= Limited jurisdiction =

Court jurisdiction over only some kinds of matters
Limited jurisdiction, or special jurisdiction, is the court's jurisdiction only on certain types of cases such as bankruptcy, and family matters.

Courts of limited jurisdiction, as opposed to general jurisdiction, derive power from an issuing authority, such as a constitution or a statute. Special jurisdiction courts must demonstrate that they are authorized to exert jurisdiction under their issuing authority. In contrast, general jurisdiction courts need only to demonstrate that they may assert in personal jurisdiction over a party.

==Differences==

Sometimes the term "special courts" is used to refer to courts of limited
jurisdiction: "Special courts" has unfortunate connotations, however, because the
designation is often given by totalitarian governments to tribunals set up to persecute government opponents or otherwise help commit human rights abuses. That is a different kind of justice: not because it does not confer upon courts the power to hear only certain types of cases; but above all because a political trial denies the basic principles of the due process of law.

==Examples==
Courts of limited jurisdiction "exist in virtually all modern
nations.

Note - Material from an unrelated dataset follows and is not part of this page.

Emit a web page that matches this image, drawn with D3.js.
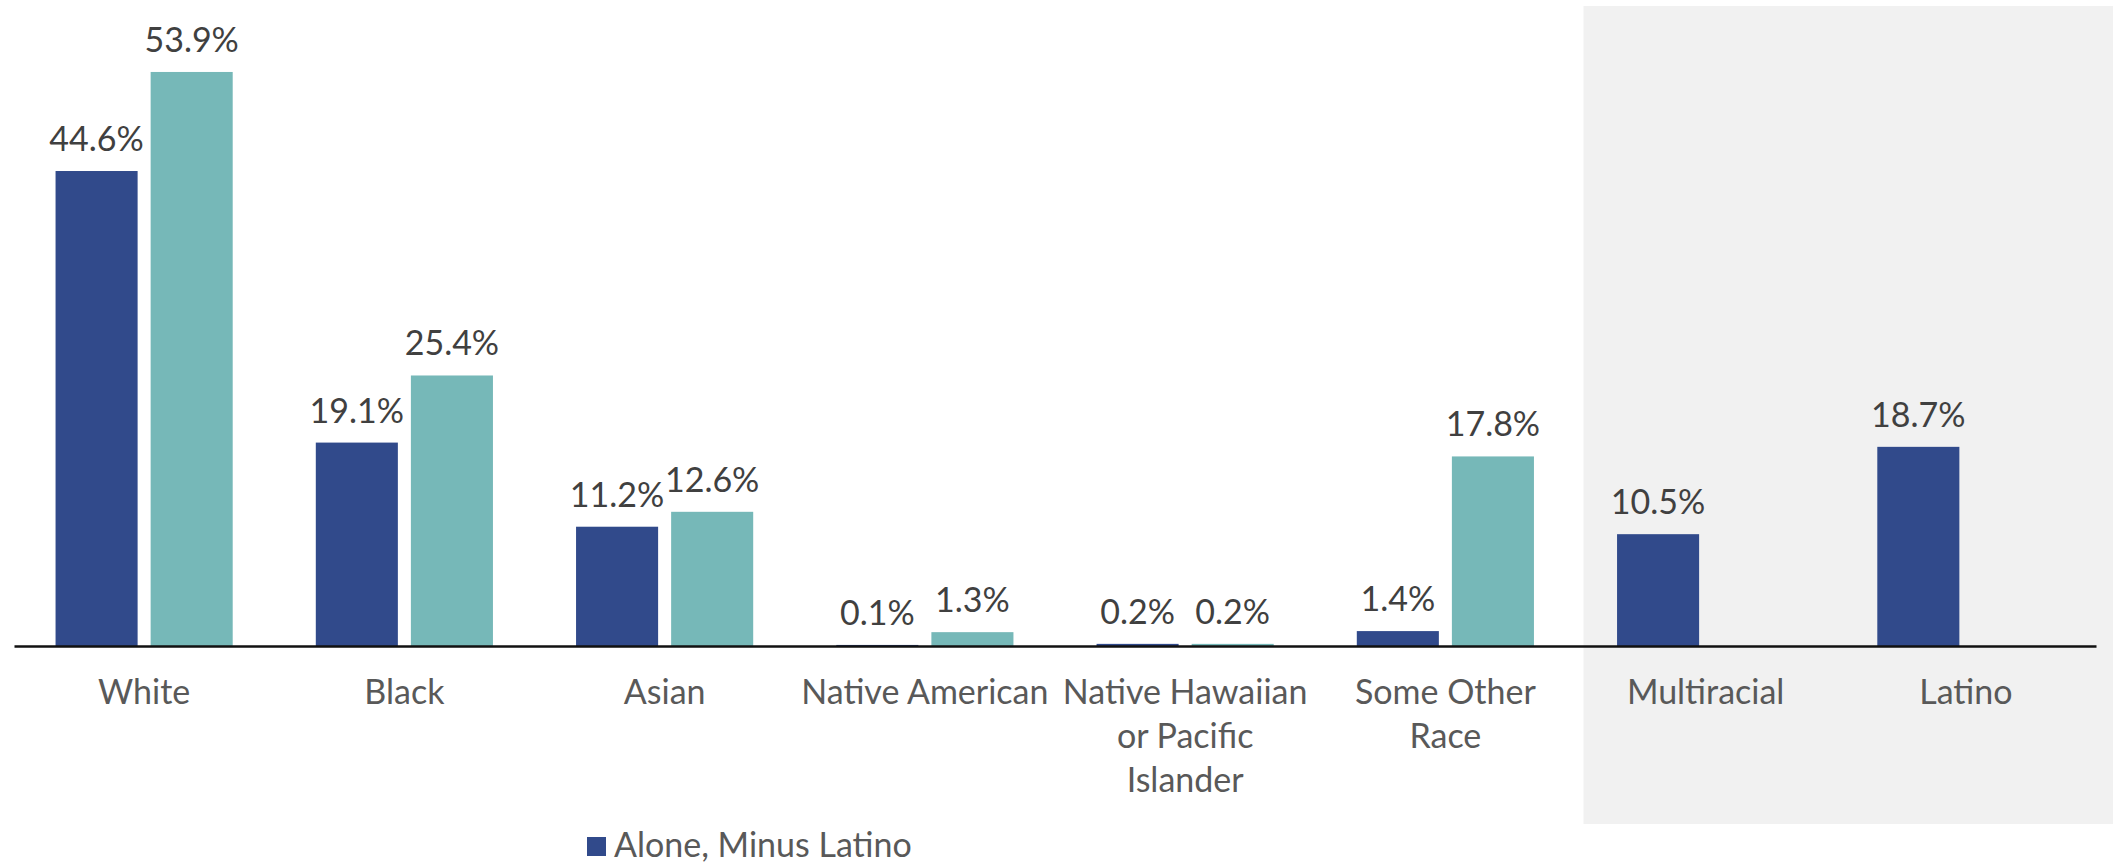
<!DOCTYPE html>
<html>
<head>
<meta charset="utf-8">
<script src="https://cdn.jsdelivr.net/npm/d3@7"></script>
<style>
  body { margin: 0; background: #fff; }
  text { font-family: Lato, "Open Sans", sans-serif; }
</style>
</head>
<body>
<div id="container"></div>
<script>

var categories = ['White', 'Black', 'Asian', 'Native American',
    'Native Hawaiian or Pacific Islander', 'Some Other Race', 'Multiracial', 'Latino'];

// wrapped tick labels, one array of lines per category
var tickLines = [
    ['White'], ['Black'], ['Asian'], ['Native American'],
    ['Native Hawaiian', 'or Pacific', 'Islander'], ['Some Other', 'Race'],
    ['Multiracial'], ['Latino']
];

var aloneMinusLatino = [44.6, 19.1, 11.2, 0.1, 0.2, 1.4, 10.5, 18.7];
var aloneOrCombo = [53.9, 25.4, 12.6, 1.3, 0.2, 17.8, null, null];

var seriesNames = ['Alone, Minus Latino', 'Alone or in Combination'];
var seriesColors = ['#314a8b', '#76b8b8'];
var legendItems = ['Alone, Minus Latino'];

// categories sitting on the grey panel
var shadedCategories = ['Multiracial', 'Latino'];

function drawChart() {
    var width = 2113, height = 863;

    var svg = d3.select('#container').append('svg:svg')
        .attr('width', width)
        .attr('height', height);

    var x = d3.scaleBand()
        .domain(categories)
        .range([14, 2096]);

    var xSub = d3.scaleBand()
        .domain(seriesNames)
        .range([0, x.bandwidth()])
        .paddingInner(0.137)
        .paddingOuter(0.437);

    var y = d3.scaleLinear()
        .domain([0, 60])
        .range([646, 7]);

    // grey panel behind the last two groups
    svg.append('rect')
        .attr('x', x(shadedCategories[0]) + 8)
        .attr('y', 6)
        .attr('width', width - x(shadedCategories[0]) - 8)
        .attr('height', 818)
        .attr('fill', '#f1f1f1');

    var rows = [];
    categories.forEach(function(c, i) {
        rows.push({cat: c, series: seriesNames[0], value: aloneMinusLatino[i]});
        rows.push({cat: c, series: seriesNames[1], value: aloneOrCombo[i]});
    });
    rows = rows.filter(function(d) { return d.value !== null; });

    var color = d3.scaleOrdinal().domain(seriesNames).range(seriesColors);

    svg.append('g').selectAll('rect')
        .data(rows)
        .enter().append('rect')
        .attr('x', function(d) { return x(d.cat) + xSub(d.series); })
        .attr('width', xSub.bandwidth())
        .attr('y', function(d) { return y(d.value); })
        .attr('height', function(d) { return Math.max(y(0) - y(d.value), 1); })
        .attr('fill', function(d) { return color(d.series); });

    svg.append('g').selectAll('text')
        .data(rows)
        .enter().append('text')
        .attr('x', function(d) { return x(d.cat) + xSub(d.series) + xSub.bandwidth() / 2; })
        .attr('y', function(d) { return y(d.value) - 20; })
        .attr('text-anchor', 'middle')
        .attr('font-size', 34)
        .attr('fill', '#404040')
        .text(function(d) { return d.value.toFixed(1) + '%'; });

    var axis = svg.append('g')
        .attr('transform', 'translate(0,' + y(0) + ')')
        .call(d3.axisBottom(x).tickSize(0).tickSizeOuter(0));

    axis.select('.domain')
        .attr('stroke', '#111')
        .attr('stroke-width', 2.5);

    axis.selectAll('.tick text').each(function(d, i) {
        var t = d3.select(this);
        t.text(null)
            .attr('y', 0)
            .attr('dy', null)
            .attr('font-size', 34)
            .attr('font-family', 'Lato, sans-serif')
            .attr('fill', '#595959');
        tickLines[i].forEach(function(line, j) {
            t.append('tspan')
                .attr('x', 0)
                .attr('y', 58 + j * 44)
                .text(line);
        });
    });

    var legend = svg.append('g').selectAll('g')
        .data(legendItems)
        .enter().append('g')
        .attr('transform', 'translate(587,837)');

    legend.append('rect')
        .attr('width', 19)
        .attr('height', 19)
        .attr('fill', function(d) { return color(d); });

    legend.append('text')
        .attr('x', 27)
        .attr('y', 20)
        .attr('font-size', 34)
        .attr('fill', '#595959')
        .text(function(d) { return d; });
}

drawChart();
</script>
</body>
</html>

In the United States, for instance, the federal court system
includes several important courts of limited jurisdiction, including
the U.S. Tax Court, the U.S. Court of Federal Claims, the U.S. Court
of International Trade, and the U.S. Court of Military Appeals.
Courts of limited jurisdiction exist in Spain and in many Latin
American countries, such as Mexico, Chile, Venezuela and Brazil".

Within state court systems of the United States, there are many types of limited jurisdiction courts. Limited jurisdiction court systems across the states vary widely from one another. Most state courts of limited jurisdiction hear criminal, probate, juvenile, or domestic relations cases.